Entre as estreias está ainda Bruno Caracol com Subterrâneo, dia 15, uma instalação que parte do conto Fragment d’histoire future, de Gabriel Tarde, que contrasta com a história da espeleologia e bio-espeleologia da Serra d’Aire.

É no parque, junto ao Centro de Convívio do Cartaxo, de 5 a 10 de outubro, que a ação Paraíso Bruto procura outras formas possíveis de o habitar. Já Palmira é uma peça de teatro com música ao vivo, dias 8 e 9, de Anabela Almeida e Sara Duarte, onde duas mulheres questionam o que é ser homem e ser mulher – um tema complexo e basilar na constituição do que é ser humano. Terá a sua estreia na Galeria José Tagarro, no Cartaxo.
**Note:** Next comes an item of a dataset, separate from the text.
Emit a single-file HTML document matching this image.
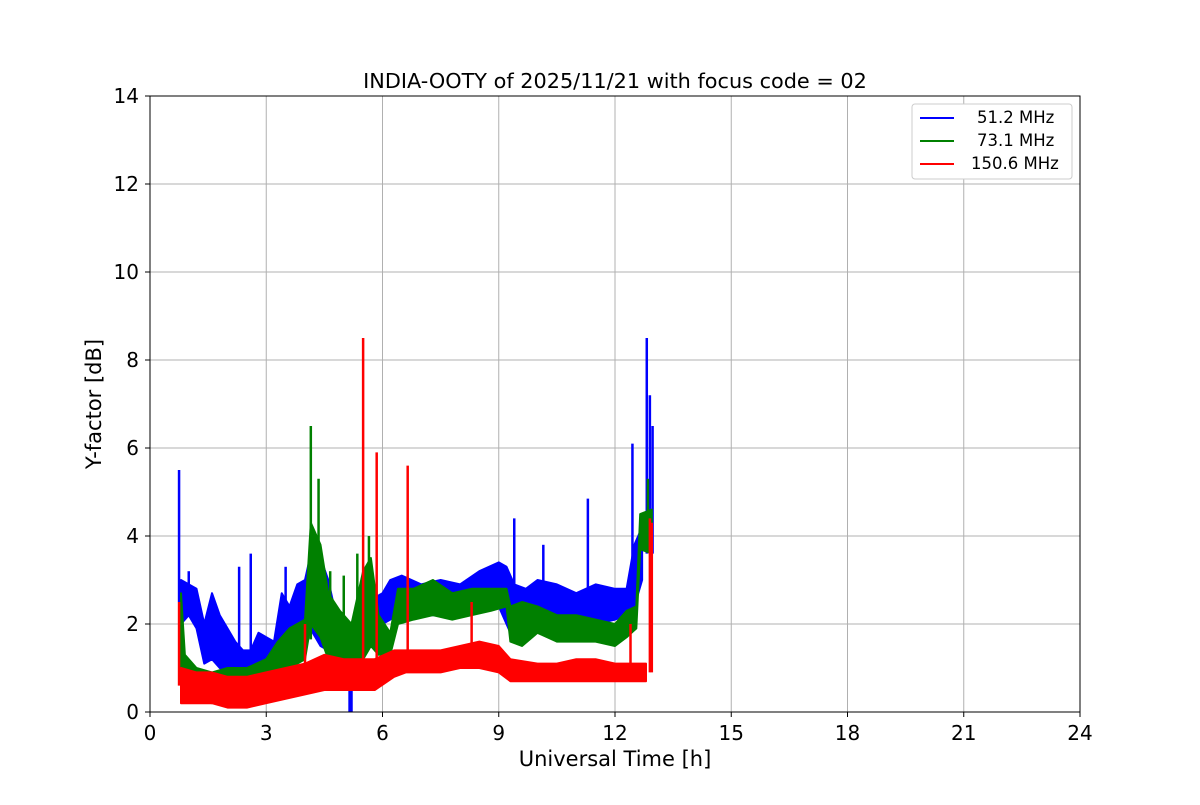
<!DOCTYPE html>
<html><head><meta charset="utf-8"><style>
body{margin:0;background:#fff}
svg text{font-family:"DejaVu Sans","Liberation Sans",sans-serif}
</style></head><body>
<svg id="c" width="1200" height="800">
<rect width="1200" height="800" fill="#fff"/>
<g id="grid"></g><g id="series"></g><g id="axes"></g>
<text x="615" y="88" text-anchor="middle" font-size="20.8">INDIA-OOTY of 2025/11/21 with focus code = 02</text>
<text x="615" y="766" text-anchor="middle" font-size="21">Universal Time [h]</text>
<text x="101" y="404" text-anchor="middle" font-size="21" transform="rotate(-90 101 404)">Y-factor [dB]</text>
<g>
<rect x="912" y="104" width="160" height="75" rx="3" fill="#fff" stroke="#ccc"/>
<line x1="920" y1="118" x2="954" y2="118" stroke="blue" stroke-width="2"/><text x="977" y="123" font-size="16.5">51.2 MHz</text>
<line x1="920" y1="141" x2="954" y2="141" stroke="green" stroke-width="2"/><text x="977" y="146" font-size="16.5">73.1 MHz</text>
<line x1="920" y1="164" x2="954" y2="164" stroke="red" stroke-width="2"/><text x="971" y="169" font-size="16.5">150.6 MHz</text>
</g>
</svg>
<script>
const xTicks=[0,3,6,9,12,15,18,21,24];
const yTicks=[0,2,4,6,8,10,12,14];
const blueT=[0.8,1.0,1.2,1.4,1.6,1.8,2.0,2.2,2.4,2.6,2.8,3.0,3.2,3.4,3.6,3.8,4.0,4.2,4.4,4.6,4.8,5.0,5.2,5.4,5.6,5.8,6.0,6.2,6.5,7.0,7.5,8.0,8.5,9.0,9.2,9.4,9.7,10.0,10.5,11.0,11.5,12.0,12.3,12.5,12.7];
const blueLo=[2.0,2.2,1.9,1.1,1.2,1.0,0.9,0.7,0.7,0.6,0.9,1.0,1.0,1.4,1.5,1.6,1.9,1.8,1.5,1.4,1.1,0.7,0.8,1.1,1.6,1.8,2.0,2.1,2.3,2.2,2.2,2.3,2.3,2.4,2.0,1.6,1.8,1.9,1.9,1.9,2.0,2.1,2.2,2.4,3.0];
const blueHi=[3.0,2.9,2.8,2.0,2.7,2.2,1.9,1.6,1.4,1.4,1.8,1.7,1.6,2.7,2.4,2.9,3.0,3.8,3.5,3.0,2.2,1.9,1.8,2.2,2.7,2.6,2.7,3.0,3.1,2.9,3.0,2.9,3.2,3.4,3.3,2.9,2.8,3.0,2.9,2.7,2.9,2.8,2.8,3.8,4.2];
const blueSpT=[0.75,1.0,2.3,2.6,3.5,4.35,5.15,5.2,9.4,10.15,11.3,12.45,12.82,12.9,12.97];
const blueSpV=[5.5,3.2,3.3,3.6,3.3,3.8,0.0,0.0,4.4,3.8,4.85,6.1,8.5,7.2,6.5];
const greenT=[0.8,0.9,1.2,1.6,2.0,2.5,3.0,3.3,3.6,4.0,4.15,4.4,4.6,4.9,5.2,5.5,5.7,5.9,6.2,6.4,6.8,7.3,7.8,8.3,8.8,9.2,9.3,9.6,10.0,10.5,11.0,11.5,12.0,12.3,12.55,12.65,12.95];
const greenLo=[0.5,0.5,0.4,0.2,0.3,0.3,0.5,0.8,1.0,1.2,2.0,1.7,1.2,1.0,1.1,1.2,1.5,1.3,1.3,2.0,2.1,2.2,2.1,2.2,2.3,2.4,1.6,1.5,1.8,1.6,1.6,1.6,1.5,1.7,1.9,3.7,3.6];
const greenHi=[2.7,1.3,1.0,0.9,1.0,1.0,1.2,1.6,1.9,2.1,4.3,3.8,2.7,2.3,2.0,3.2,3.5,2.2,1.8,2.8,2.8,3.0,2.7,2.8,2.8,2.8,2.4,2.5,2.4,2.2,2.2,2.1,2.0,2.3,2.4,4.5,4.6];
const greenSpT=[4.15,4.35,4.65,5.0,5.35,5.65,12.85];
const greenSpV=[6.5,5.3,3.2,3.1,3.6,4.0,5.3];
const redT=[0.8,1.2,1.6,2.0,2.5,3.0,3.5,4.0,4.5,5.0,5.3,5.8,6.3,6.6,7.0,7.5,8.0,8.5,9.0,9.3,10.0,10.5,11.0,11.5,12.0,12.5,12.8];
const redLo=[0.2,0.2,0.2,0.1,0.1,0.2,0.3,0.4,0.5,0.5,0.5,0.5,0.8,0.9,0.9,0.9,1.0,1.0,0.9,0.7,0.7,0.7,0.7,0.7,0.7,0.7,0.7];
const redHi=[1.0,0.9,0.9,0.8,0.8,0.9,1.0,1.1,1.3,1.2,1.2,1.2,1.4,1.4,1.4,1.4,1.5,1.6,1.5,1.2,1.1,1.1,1.2,1.2,1.1,1.1,1.1];
const redSpT=[0.75,4.0,5.5,5.85,6.65,8.3,12.4,12.9,12.95];
const redSpV=[2.5,2.0,8.5,5.9,5.6,2.5,2.0,4.4,4.3];
const X=t=>150+t*930/24, Y=v=>712-v*616/14;
const NS='http://www.w3.org/2000/svg';
function mk(tag,attrs,parent){const e=document.createElementNS(NS,tag);for(const k in attrs)e.setAttribute(k,attrs[k]);parent.appendChild(e);return e;}
const grid=document.getElementById('grid'),axes=document.getElementById('axes'),ser=document.getElementById('series');
xTicks.forEach(t=>{
 const l=mk('line',{x1:X(t),x2:X(t),y1:96,y2:712,stroke:'#b0b0b0','stroke-width':1},grid);
 
 
 mk('line',{x1:X(t),x2:X(t),y1:712,y2:717,stroke:'#000'},axes);
 const tx=mk('text',{x:X(t),y:740,'text-anchor':'middle','font-size':20},axes);tx.textContent=t;
 
 
});
yTicks.forEach(v=>{
 const l=mk('line',{x1:150,x2:1080,y1:Y(v),y2:Y(v),stroke:'#b0b0b0','stroke-width':1},grid);
 
 
 mk('line',{x1:145,x2:150,y1:Y(v),y2:Y(v),stroke:'#000'},axes);
 const tx=mk('text',{x:139,y:Y(v)+7,'text-anchor':'end','font-size':20},axes);tx.textContent=v;
 
 
});
const fr=mk('rect',{x:150,y:96,width:930,height:616,fill:'none',stroke:'#000','stroke-width':1},axes);


function band(T,lo,hi,spT,spV,col,name){
 const g=mk('g',{},ser);
 
 
 let pts=[];
 for(let i=0;i<T.length;i++)pts.push(X(T[i])+','+Y(hi[i]));
 for(let i=T.length-1;i>=0;i--)pts.push(X(T[i])+','+Y(lo[i]));
 const p=mk('polygon',{points:pts.join(' '),fill:col,stroke:col,'stroke-width':2,'stroke-linejoin':'round'},g);
 
 
 spT.forEach((t,i)=>{
  let j=0;while(j<T.length-1&&T[j+1]<t)j++;
  const base=(lo[j]+hi[j])/2;
  const s=mk('line',{x1:X(t),x2:X(t),y1:Y(base),y2:Y(spV[i]),stroke:col,'stroke-width':2.5},g);
  
  
 });
}
band(blueT,blueLo,blueHi,blueSpT,blueSpV,'blue','series-51mhz');
band(greenT,greenLo,greenHi,greenSpT,greenSpV,'green','series-73mhz');
band(redT,redLo,redHi,redSpT,redSpV,'red','series-150mhz');
</script>
</body></html>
O Estado do Mundo (Quando Acordas), dia 8, é um criação de Inês Barahona e Miguel Fragata, da companhia Formiga Atómica, e é o primeiro espetáculo de um díptico que se destina a pensar o estado natural, político, geográfico, social, histórico, económico e humano do mundo.

O FMD encerra dia 17 de outubro com um “Piquenique Comunitário”, em Minde, com um convite a todos os que participam a levarem “algo para partilhar”, seguido do concerto de Surma, às 18:30, no Coreto de Minde.